If you have been following this series you will know that it is a dive into my family history, concentrating on the role of my deceased Grandmother who lived to almost 105 years old. If you would like to catch up you can here, here, here and here.
In the last entry in this saga, I was describing the sleepovers at the Grandparents house. Without hyperbole, I tell you that these are among the finest moments of my childhood. I had left off with the need to go to bed early when I slept over because the next morning at the breakfast table always proved to be the highlight of the day and I needed to be rested for it.
My Grandmother was a saint on earth, she really was. She had so many wonderful qualities about her. Unfortunately, a sense of humor was not one of them. In this sense, she married the wrong man. Mel was a tireless jokester and he loved an audience.
Breakfast was always at 8 AM. I would wake before that to the smell of bacon. Even if bacon wasn’t on the menu. Marion cooked everything in bacon fat and a black skillet. Everything she cooked smelled like bacon. As an aside, isn’t it incredible that she lived to that age cooking with only bacon drippings from a Chock Full O’Nuts coffee can? I would usually come downstairs when I smelt breakfast or heard her clanging around. Sleepy-eyed, I would come into the kitchen and get a warm greeting from her. My Grandfather would never come to the kitchen until he was called. He would putter around in the basement in the morning or watch the news in the living room which was a mere 15 feet from the kitchen. He knew the coffee was brewed and breakfast was done but when I was there he insisted on being called…nay screamed for. Marion would call him once or twice and he would ignore her. When she yelled, that was his cue and the show was about to begin. He would then walk into the tiny kitchen with his famous devilish grin, in his pajama bottoms, a worn wife-beater, and slippers and say “what are you yelling for, I’m right here!?” Marion would shoot him a look for being a smartass. That’s when he would wink at me with those wicked eyes and his trademark bushy eyebrows. Yay, I would think, the show’s about to start!
The show didn’t always begin the same way. Sometimes he would start stacking cups and saucers precariously high and wait to get yelled at. Other times he would put salt in her Marion’s sugar bowl. Sometimes he would each behind him and put the creamer back in the refrigerator and then ask her why there’s no cream for his coffee. Other times he would just start off by acting deaf. No matter how it began, it ended with him being yelled at and a playful wink in my direction. Marion was fussing to make everything just right for me and he did everything he could to mess it up. Marion, God bless her fell for the bait every time. This apparently happened when my mom was little also and she never really caught on. It was her drive to make everything “just right” that caused her frustration, I wish she found it half as funny as her husband and I did.
After breakfast, Mel would retreat to the basement where he shaved in an old sink with a straight razor.

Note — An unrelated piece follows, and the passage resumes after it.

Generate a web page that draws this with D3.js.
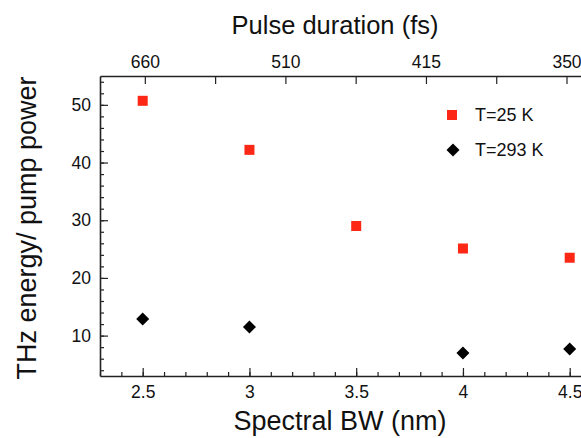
<!DOCTYPE html>
<html>
<head>
<meta charset="utf-8">
<script src="https://cdn.jsdelivr.net/npm/d3@7"></script>
<style>
  body { margin: 0; background: #fff; }
  svg { display: block; font-family: "Liberation Sans", Arial, Helvetica, sans-serif; }
</style>
</head>
<body>
<div id="chart"></div>
<script>
  // data
  const bwCold = [2.5, 3, 3.5, 4, 4.5];
  const valuesCold = [50.7, 42.2, 29.0, 25.1, 23.5];
  const bwRoom = [2.5, 3, 4, 4.5];
  const valuesRoom = [12.9, 11.5, 7.0, 7.7];
  const pulseLabels = ["660", "510", "415", "350"];
  const seriesNames = ["T=25 K", "T=293 K"];

  const WIDTH = 581;
  const HEIGHT = 438;
  const margin = { top: 76, left: 100, bottom: 62 };
  const AXIS_COLOR = "#222";
  const RED = "#fd2715";

  const svg = d3.select("#chart").append("svg")
    .attr("width", WIDTH)
    .attr("height", HEIGHT);

  const x = d3.scaleLinear().domain([2.3, 4.6]).range([margin.left, margin.left + 2.3 * 213.5]);
  const y = d3.scaleLinear().domain([3, 55]).range([HEIGHT - margin.bottom, margin.top]);
  // top axis: evenly spaced pulse duration labels
  const xTop = d3.scaleLinear()
    .domain([0, pulseLabels.length - 1])
    .range([x(2.51), x(4.485)]);

  const bottomY = HEIGHT - margin.bottom;

  function styleAxis(g) {
    g.selectAll("path").attr("stroke", AXIS_COLOR).attr("stroke-width", 1.6);
    g.selectAll("line").attr("stroke", AXIS_COLOR).attr("stroke-width", 1.2);
    g.selectAll("text")
      .attr("fill", "#111")
      .style("font-size", "17.5px");
  }

  // bottom axis
  svg.append("g")
    .attr("transform", `translate(0,${bottomY})`)
    .call(d3.axisBottom(x).tickValues(d3.range(23, 47).map(d => d / 10)).tickSizeInner(-4).tickSizeOuter(0).tickFormat(""))
    .call(styleAxis);
  svg.append("g")
    .attr("transform", `translate(0,${bottomY})`)
    .call(d3.axisBottom(x).tickValues([2.5, 3, 3.5, 4, 4.5]).tickSizeInner(-8).tickSizeOuter(0).tickPadding(10).tickFormat(d3.format("")))
    .call(styleAxis)
    .call(g => g.select(".domain").remove());

  // left axis
  svg.append("g")
    .attr("transform", `translate(${margin.left},0)`)
    .call(d3.axisLeft(y).tickValues(d3.range(4, 56, 2)).tickSizeInner(-4).tickSizeOuter(0).tickFormat(""))
    .call(styleAxis);
  svg.append("g")
    .attr("transform", `translate(${margin.left},0)`)
    .call(d3.axisLeft(y).tickValues([10, 20, 30, 40, 50]).tickSizeInner(-8).tickSizeOuter(0).tickPadding(9))
    .call(styleAxis)
    .call(g => g.select(".domain").remove());

  // top axis
  svg.append("g")
    .attr("transform", `translate(0,${margin.top})`)
    .call(d3.axisTop(x).tickValues([]).tickSizeOuter(0))
    .call(styleAxis);
  svg.append("g")
    .attr("transform", `translate(0,${margin.top})`)
    .call(d3.axisTop(xTop).tickValues(d3.range(0, pulseLabels.length, 0.5)).tickSizeInner(-8).tickSizeOuter(0).tickPadding(8)
      .tickFormat(d => Number.isInteger(d) ? pulseLabels[d] : ""))
    .call(styleAxis)
    .call(g => g.select(".domain").remove());

  // axis titles
  svg.append("text")
    .attr("x", 335).attr("y", 34)
    .attr("text-anchor", "middle")
    .style("font-size", "25.5px")
    .attr("fill", "#111")
    .text("Pulse duration (fs)");

  svg.append("text")
    .attr("x", 340).attr("y", 430)
    .attr("text-anchor", "middle")
    .style("font-size", "27px")
    .attr("fill", "#111")
    .text("Spectral BW (nm)");

  svg.append("text")
    .attr("transform", "translate(36,228) rotate(-90)")
    .attr("text-anchor", "middle")
    .style("font-size", "27px")
    .attr("fill", "#111")
    .text("THz energy/ pump power");

  // markers
  const squareSize = 10;
  svg.append("g").selectAll("rect")
    .data(bwCold.map((b, i) => ({ bw: b, v: valuesCold[i] })))
    .enter().append("rect")
    .attr("x", d => x(d.bw) - squareSize / 2)
    .attr("y", d => y(d.v) - squareSize / 2)
    .attr("width", squareSize)
    .attr("height", squareSize)
    .attr("fill", RED);

  const diamond = "M0,-6.5L6.5,0L0,6.5L-6.5,0Z";
  svg.append("g").selectAll("path")
    .data(bwRoom.map((b, i) => ({ bw: b, v: valuesRoom[i] })))
    .enter().append("path")
    .attr("d", diamond)
    .attr("transform", d => `translate(${x(d.bw)},${y(d.v)})`)
    .attr("fill", "#000");

  // legend
  const legend = svg.append("g").attr("transform", "translate(452,115)");
  legend.append("rect")
    .attr("x", -squareSize / 2).attr("y", -squareSize / 2)
    .attr("width", squareSize).attr("height", squareSize)
    .attr("fill", RED);
  legend.append("path")
    .attr("d", diamond)
    .attr("transform", "translate(1,35)")
    .attr("fill", "#000");
  legend.selectAll("text")
    .data(seriesNames)
    .enter().append("text")
    .attr("x", 23)
    .attr("y", (d, i) => i * 35)
    .attr("dy", "0.36em")
    .style("font-size", "18px")
    .attr("fill", "#111")
    .text(d => d);
</script>
</body>
</html>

His show was over, now it was me and Grandma time. They didn’t have much of a yard for me to play in and they lived on a very busy street so I was usually inside. Her routine became mine. I helped her clean up from breakfast, including the occasional broken saucer that her menace of a husband broke when balancing it on his head or spinning it on a spoon, drained her black skillet into the famous coffee can and then the day began.
Marion was not much of a house cleaner despite her obsessive tendencies. Her table, earlier cleared for the breakfast debacle, was immediately covered with 86 pounds of clutter that was moved to the fourth, unused chair. She was a hoarder before it was a thing. She made enough room each day to do her letters. Her letters are a lasting memory, both due to how outdated the whole “mail” thing is now and how much of a part of her life they were. She wrote to everyone and she absolutely lived to get mail in return. When the mailman came she moved like a hyperactive child to that mailbox. She kept in touch with High School friends and she had a large family in California. Sadly, I have not met most of them. Christmas cards and letters were the highlight of her year. I would be subjected to her reading her letters to me from people I didn’t know yet she continued to act as if I did. I regret being annoyed at that now, she really loved to share her mail with me. It occurs to me that she would hate today’s lightning fast, impersonal communications. An email would never bring her the joy that opening a card that she would read 20 times and keep 20 years.
If I was lucky, they would take me to the Senior Center in the afternoon. They were always old, as far back as I can remember. Maybe they were the youngest ones in the group but they ran with the older crowd. The Senior center had Bingo for her, multiple widows to flirt with my dapper grandfather, and a bunch of people that just loved seeing me. To be fair, I loved them. I have always enjoyed talking to the elderly. They had such stories to tell and I really enjoyed them. It wouldn’t surprise me if I found that I was immediately good in History class because of all of the Vets that I talked to and all of the women who did their share to keep this great country running during the war.
This routine would carry on into my early teens. Marion and I were inseparable. I was her “Dear Billy” and her pride in me helped me through my awkward teenage years of hormones, bullies and finding myself. She was non-judgemental and always there with a Root Beer Float and a hug.